Citrus and fruit—notable notes: Study data revealed that for 41% of women in the study, half or more of their “ever enjoyed” and “favorite” scents were citrusy and/or fruity. The new grouping of data that revealed this finding used a combination of the citrus and fruity families on The Fragrance Wheel and the citrus/fruity subcategory of the following families: dry woods, floral, floral oriental, mossy woods, oriental, soft floral, woods and woody oriental.
Concentration of Preference in Four Major Fragrance Categories
While the four major classifications of floral, oriental, fresh and woods are commonly recognized in the fragrance industry, from a strictly olfactory standpoint they represent distinctions that are crude relative to the 14 families of The Fragrance Wheel. Despite this qualification, readers familiar with the categories may be interested in how the preferences of study participants distribute across floral, oriental, woods and fresh (F-5).

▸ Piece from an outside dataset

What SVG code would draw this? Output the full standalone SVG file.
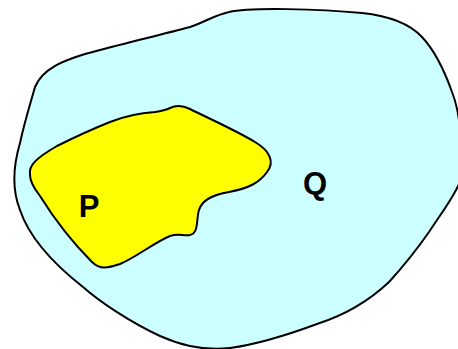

Eighty-six percent of women naming three or more “ever enjoyed”/“favorite” scents showed half or more of their fragrances concentrated in at least one major category. Floral was the most popular category at 54%, followed by oriental at 46%, woods at 5% and fresh at 3%. One quarter of women with major category preferences (half or more “ever enjoyed”/“favorite” scents in any major category) had their preferences evenly split between two major categories. The correspondence of Michael Edwards’ 14 fragrance families to the four categories—floral, oriental, woods and fresh—is displayed in T-2.